Rafael Copetti

Personal information
- Full name: Rafael Copetti Fernandes
- Date of birth: 4 April 1991 (age 35)
- Place of birth: Chapecó, Brazil
- Height: 1.93 m (6 ft 4 in)
- Position: Goalkeeper

Team information
- Current team: Boavista

Youth career
- 2011: Internacional

Senior career*
- Years: Team / Apps / (Gls)
- 2011–2014: Benfica / 0 / (0)
- 2012: → União Leiria (loan) / 1 / (0)
- 2014–2015: Vasco da Gama / 0 / (0)
- 2015: Bragantino / 3 / (0)
- 2016: ABC / 0 / (0)
- 2017: Serrano-PB / 0 / (0)
- 2017: PSTC / 6 / (0)
- 2017: Pelotas / 0 / (0)
- 2018: Treze / 0 / (0)
- 2018: Chapecoense / 0 / (0)
- 2019: Sobradinho / 0 / (0)
- 2019: América-RN / 0 / (0)
- 2020–: Gama / 0 / (0)

= Rafael Copetti =

Brazilian footballer (born 1991)

Rafael Copetti Fernandes (born 4 April 1991) is a Brazilian professional footballer who plays as a goalkeeper for Gama.

==Club career==
Born in Chapecó in the western area of the state of Santa Catarina, Brazil, Rafael started his career with Internacional.
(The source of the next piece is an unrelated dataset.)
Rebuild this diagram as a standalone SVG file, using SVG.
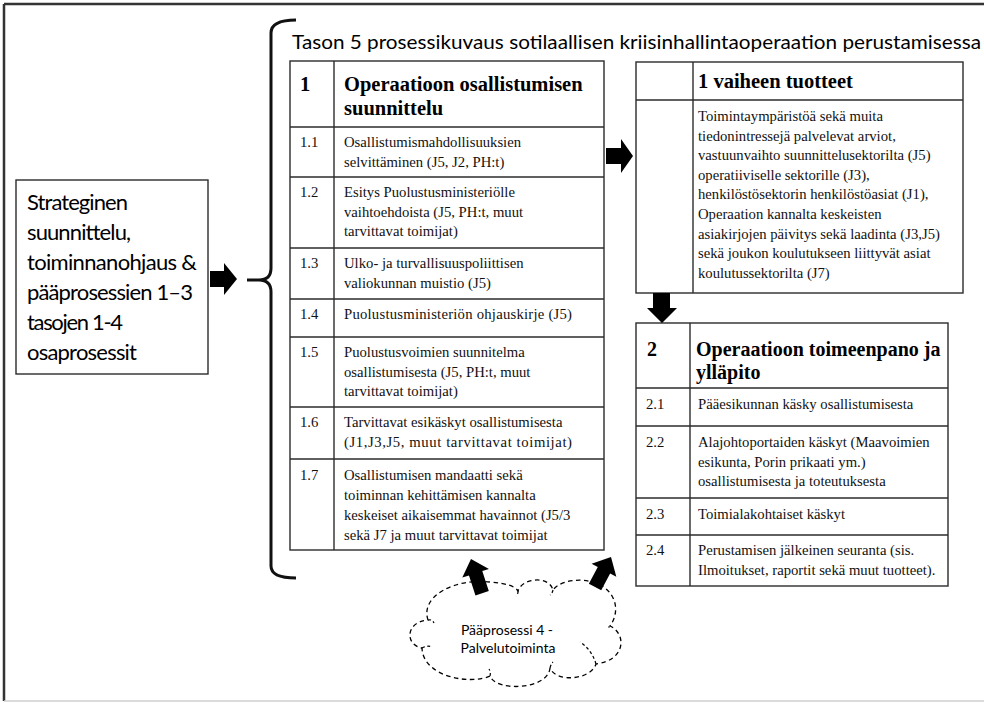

In December 2011, he moved to Europe, signing a five-and-a-half-year deal with Benfica before joining several compatriots on loan at Portuguese club U.D. Leiria. On 20 June 2014, he returned to Brazil, signing for Vasco da Gama. In May 2015 he was loaned to Bragantino to play in 2015 Campeonato Brasileiro Série B, due to lack of opportunity at Vasco.
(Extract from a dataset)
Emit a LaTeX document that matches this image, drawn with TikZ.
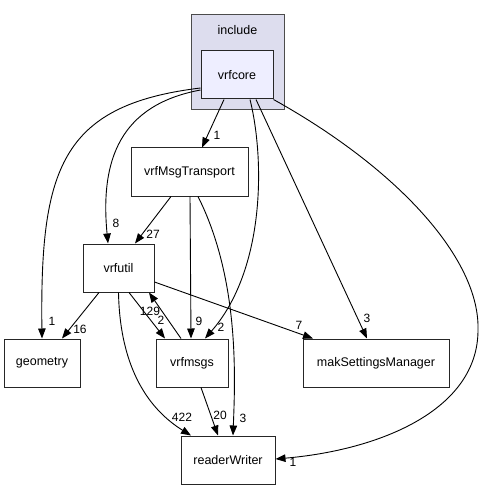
\documentclass[tikz,border=0pt]{standalone}
\usepackage{fontspec}
\setmainfont{Liberation Sans}
\usetikzlibrary{calc,arrows.meta}
\definecolor{clusterFill}{HTML}{DDDDEE}
\definecolor{coreFill}{HTML}{EEEEFF}
\tikzset{
 dirBox/.style = {draw=black!85, line width=1pt, minimum height=48pt, inner sep=0pt,
  font=\fontsize{12.5}{14}\selectfont},
 depLine/.style = {draw=black, line width=0.9pt, -{Triangle[length=10pt,width=7.5pt]}},
 depCount/.style = {inner sep=0pt, font=\fontsize{12}{13}\selectfont}
}
\newcommand{\depCount}[3]{
    \node[depCount] (#1) at #2 {#3};
}
\begin{document}
\begin{tikzpicture}[x=1pt,y=-1pt]
    \useasboundingbox (0,0) rectangle (485,489);
    \draw[draw=black!70, fill=clusterFill, line width=1pt] (191,15) rectangle (284,110);
    \node[depCount, font=\fontsize{12.5}{14}\selectfont] (include) at (237.5,30) {include};

    \node[dirBox, fill=coreFill, minimum width=72pt] (vrfcore) at (237,75) {vrfcore};
    \node[dirBox, minimum width=117pt] (vrfMsgTransport) at (189.5,172) {vrfMsgTransport};
    \node[dirBox, minimum width=71pt] (vrfutil) at (118.5,268) {vrfutil};
    \node[dirBox, minimum width=76pt] (geometry) at (42,363) {geometry};
    \node[dirBox, minimum width=72pt] (vrfmsgs) at (192,363) {vrfmsgs};
    \node[dirBox, minimum width=146pt] (makSettingsManager) at (376,363) {makSettingsManager};
    \node[dirBox, minimum width=94pt] (readerWriter) at (228,460) {readerWriter};

    \draw[depLine] ($(vrfcore.south)+(-13,0)$) -- ($(vrfMsgTransport.north)+(12.5,0)$);
    \draw[depLine] ($(vrfcore.west)+(0,15)$) .. controls (120,105) and (100,160) .. ($(vrfutil.north)+(-10.5,0)$);
    \draw[depLine] ($(vrfcore.west)+(0,13)$) .. controls (60,105) and (40,170) .. (geometry.north);
    \draw[depLine] ($(vrfcore.south)+(13,0)$) .. controls (265,160) and (265,270) .. ($(vrfmsgs.north)+(13,0)$);
    \draw[depLine] ($(vrfcore.south)+(19,0)$) -- ($(makSettingsManager.north)+(-9,0)$);
    \draw[depLine] (vrfcore.south east) .. controls (400,170) and (480,260) .. (478,330)
        .. controls (478,410) and (380,450) .. ($(readerWriter.east)+(0,-1)$);

    \draw[depLine] ($(vrfMsgTransport.south)+(-18.5,0)$) -- ($(vrfutil.north)+(16.5,0)$);
    \draw[depLine] ($(vrfMsgTransport.south)+(0.5,0)$) -- ($(vrfmsgs.north)+(-1,0)$);
    \draw[depLine] ($(vrfMsgTransport.south)+(8.5,0)$) .. controls (240,280) and (235,380) .. ($(readerWriter.north)+(5,0)$);

    \draw[depLine] ($(vrfutil.south)+(-19.5,0)$) -- ($(geometry.north)+(20,0)$);
    \draw[depLine] ($(vrfutil.south)+(10.5,0)$) -- ($(vrfmsgs.north)+(-27,0)$);
    \draw[depLine] ($(vrfmsgs.north)+(-11,0)$) -- ($(vrfutil.south)+(30.5,0)$);
    \draw[depLine] (vrfutil.south) .. controls (120,370) and (150,410) .. ($(readerWriter.north)+(-37,0)$);
    \draw[depLine] ($(vrfutil.east)+(0,14)$) -- ($(makSettingsManager.north)+(-63,0)$);
    \draw[depLine] ($(vrfmsgs.south)+(9,0)$) -- ($(readerWriter.north)+(-10,0)$);

    \depCount{nTransport}{(217,135)}{1}
    \depCount{nUtilCore}{(116,223)}{8}
    \depCount{nUtilTransport}{(153,234)}{27}
    \depCount{nGeomCore}{(52,321)}{1}
    \depCount{nGeomUtil}{(80,329)}{16}
    \depCount{nUtilMsgs}{(150,311)}{129}
    \depCount{nMsgsUtil}{(161,320)}{2}
    \depCount{nMsgsTransport}{(199,321)}{9}
    \depCount{nMsgsCore}{(221,327)}{2}
    \depCount{nMakUtil}{(299,325)}{7}
    \depCount{nMakCore}{(367,318)}{3}
    \depCount{nRwUtil}{(182,417)}{422}
    \depCount{nRwMsgs}{(220,415)}{20}
    \depCount{nRwTransport}{(243,418)}{3}
    \depCount{nRwCore}{(293,462)}{1}
\end{tikzpicture}
\end{document}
In 2016 Rafael signed for ABC, but a knee injury in pre-season left him requiring surgery, and he made no appearances for the club. He returned to action in 2017 with Serrano-PB in 2017 Campeonato Paraibano. Upon completion of the tournament in April, he signed for PSTC to play in 2017 Campeonato Brasileiro Série D.

On 20 November 2017, Rafael was presented as a new signing for a second Paraíba club, Treze, but was released in April after the club was knocked out of the state championship. In August 2018 he signed for Chapecoense until the end of the 2018, however he made no appearances for the team and was released at the end of the season.

In January 2019, Rafael signed for Sobradinho, but after playing just one match in Campeonato Brasiliense he moved to América-RN. In December 2019 he signed for Gama.